→ PROBLEM
Select, from the data, each line where "this" occurs.

→ PROVIDED DATA
<<<<

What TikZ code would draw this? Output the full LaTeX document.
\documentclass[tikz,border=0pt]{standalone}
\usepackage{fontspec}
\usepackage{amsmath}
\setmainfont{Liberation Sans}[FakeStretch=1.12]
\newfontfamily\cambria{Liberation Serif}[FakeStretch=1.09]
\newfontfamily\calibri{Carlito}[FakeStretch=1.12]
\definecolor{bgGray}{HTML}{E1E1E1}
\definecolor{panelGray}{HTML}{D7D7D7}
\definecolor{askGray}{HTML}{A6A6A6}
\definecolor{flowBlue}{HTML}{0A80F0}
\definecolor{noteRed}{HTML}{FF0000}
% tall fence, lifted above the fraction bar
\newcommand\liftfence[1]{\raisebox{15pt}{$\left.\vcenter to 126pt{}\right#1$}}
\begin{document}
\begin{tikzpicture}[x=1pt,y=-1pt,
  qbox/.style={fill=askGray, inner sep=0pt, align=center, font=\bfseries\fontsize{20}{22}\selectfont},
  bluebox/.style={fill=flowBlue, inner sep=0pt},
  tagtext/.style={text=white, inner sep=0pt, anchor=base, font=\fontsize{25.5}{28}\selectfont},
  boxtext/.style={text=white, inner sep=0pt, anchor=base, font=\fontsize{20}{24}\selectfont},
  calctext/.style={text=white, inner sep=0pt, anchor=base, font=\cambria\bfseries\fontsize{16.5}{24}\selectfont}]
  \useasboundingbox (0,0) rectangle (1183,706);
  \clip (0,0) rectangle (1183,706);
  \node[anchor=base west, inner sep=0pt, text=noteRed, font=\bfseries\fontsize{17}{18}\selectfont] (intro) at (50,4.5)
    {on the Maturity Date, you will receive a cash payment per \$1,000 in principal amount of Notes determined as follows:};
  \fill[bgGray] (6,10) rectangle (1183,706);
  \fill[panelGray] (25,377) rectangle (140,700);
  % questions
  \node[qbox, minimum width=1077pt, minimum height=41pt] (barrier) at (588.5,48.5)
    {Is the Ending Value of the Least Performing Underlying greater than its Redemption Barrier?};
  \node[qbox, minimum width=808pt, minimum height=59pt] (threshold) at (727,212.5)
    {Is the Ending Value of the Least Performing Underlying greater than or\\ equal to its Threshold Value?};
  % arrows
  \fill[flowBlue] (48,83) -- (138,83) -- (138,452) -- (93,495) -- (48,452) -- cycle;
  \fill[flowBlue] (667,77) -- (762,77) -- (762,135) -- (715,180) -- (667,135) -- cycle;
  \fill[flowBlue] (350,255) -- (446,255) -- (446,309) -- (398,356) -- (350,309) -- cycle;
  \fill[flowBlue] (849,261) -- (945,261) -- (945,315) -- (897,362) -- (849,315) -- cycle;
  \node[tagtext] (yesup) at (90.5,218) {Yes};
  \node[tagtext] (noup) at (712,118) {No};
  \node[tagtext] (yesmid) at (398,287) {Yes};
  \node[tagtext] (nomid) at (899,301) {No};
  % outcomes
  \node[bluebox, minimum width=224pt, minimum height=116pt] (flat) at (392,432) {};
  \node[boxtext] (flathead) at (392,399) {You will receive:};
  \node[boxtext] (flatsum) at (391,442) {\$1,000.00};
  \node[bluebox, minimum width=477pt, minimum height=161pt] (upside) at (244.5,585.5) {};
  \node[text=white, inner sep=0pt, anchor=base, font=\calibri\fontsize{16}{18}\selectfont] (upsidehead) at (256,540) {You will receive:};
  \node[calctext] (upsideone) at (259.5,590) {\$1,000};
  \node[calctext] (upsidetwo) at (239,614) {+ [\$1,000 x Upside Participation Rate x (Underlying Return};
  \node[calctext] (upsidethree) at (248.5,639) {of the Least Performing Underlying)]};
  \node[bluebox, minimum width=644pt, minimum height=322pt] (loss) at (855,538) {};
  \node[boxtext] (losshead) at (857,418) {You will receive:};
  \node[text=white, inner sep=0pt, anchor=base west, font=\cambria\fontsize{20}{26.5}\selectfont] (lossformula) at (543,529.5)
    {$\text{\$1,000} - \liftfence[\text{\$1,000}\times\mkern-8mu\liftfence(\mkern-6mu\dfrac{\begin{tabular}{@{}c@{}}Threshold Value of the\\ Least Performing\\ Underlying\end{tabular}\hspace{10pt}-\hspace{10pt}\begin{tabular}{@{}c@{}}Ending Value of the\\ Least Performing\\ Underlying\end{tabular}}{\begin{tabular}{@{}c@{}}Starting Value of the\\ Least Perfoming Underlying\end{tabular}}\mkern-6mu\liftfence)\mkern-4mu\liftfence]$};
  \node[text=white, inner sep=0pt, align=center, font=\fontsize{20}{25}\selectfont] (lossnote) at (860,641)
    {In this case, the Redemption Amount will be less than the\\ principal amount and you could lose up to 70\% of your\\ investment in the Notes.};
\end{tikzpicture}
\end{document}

>>>>
<<<<

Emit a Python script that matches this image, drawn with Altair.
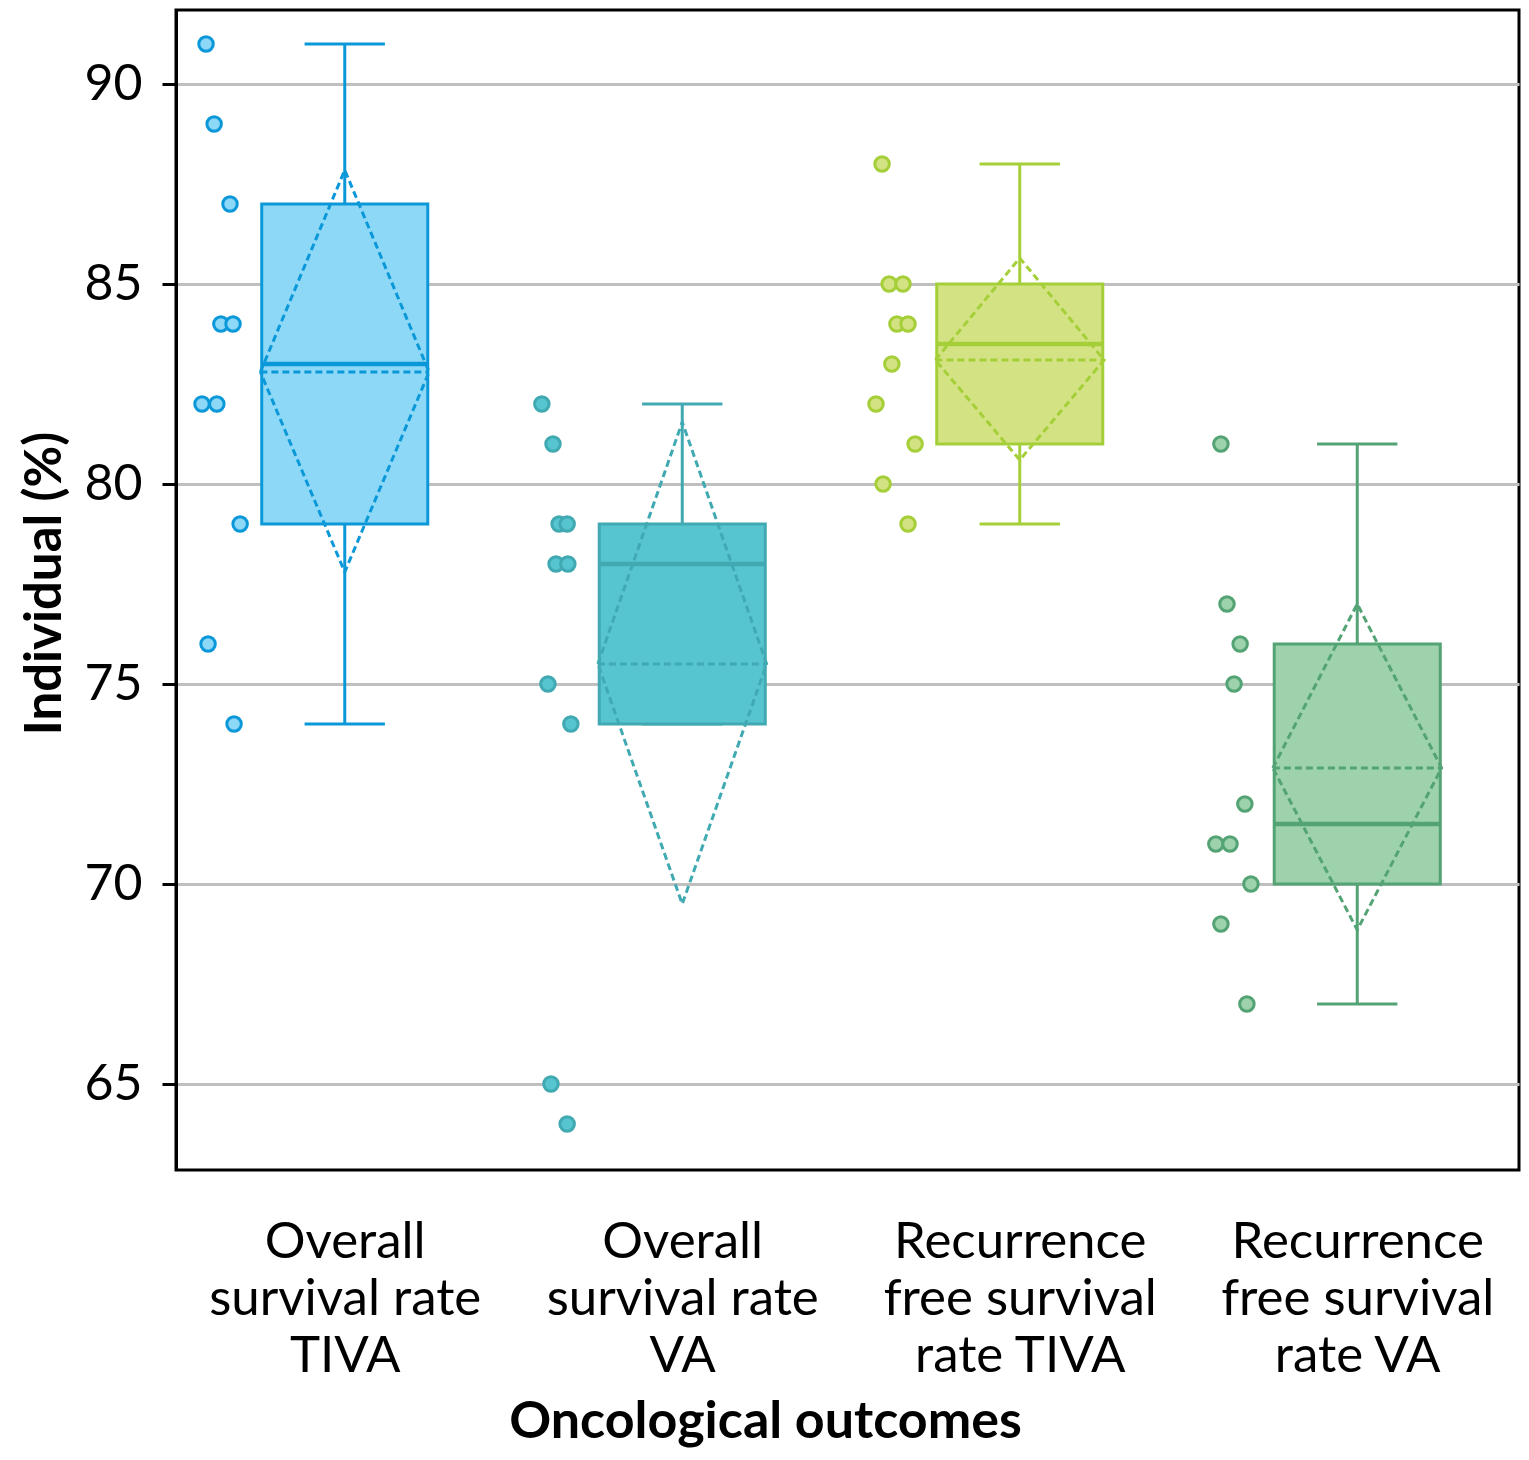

>>>>

→ TASK OUTPUT
What TikZ code would draw this? Output the full LaTeX document.
    {In this case, the Redemption Amount will be less than the\\ principal amount and you could lose up to 70\% of your\\ investment in the Notes.};
Emit a Python script that matches this image, drawn with Altair.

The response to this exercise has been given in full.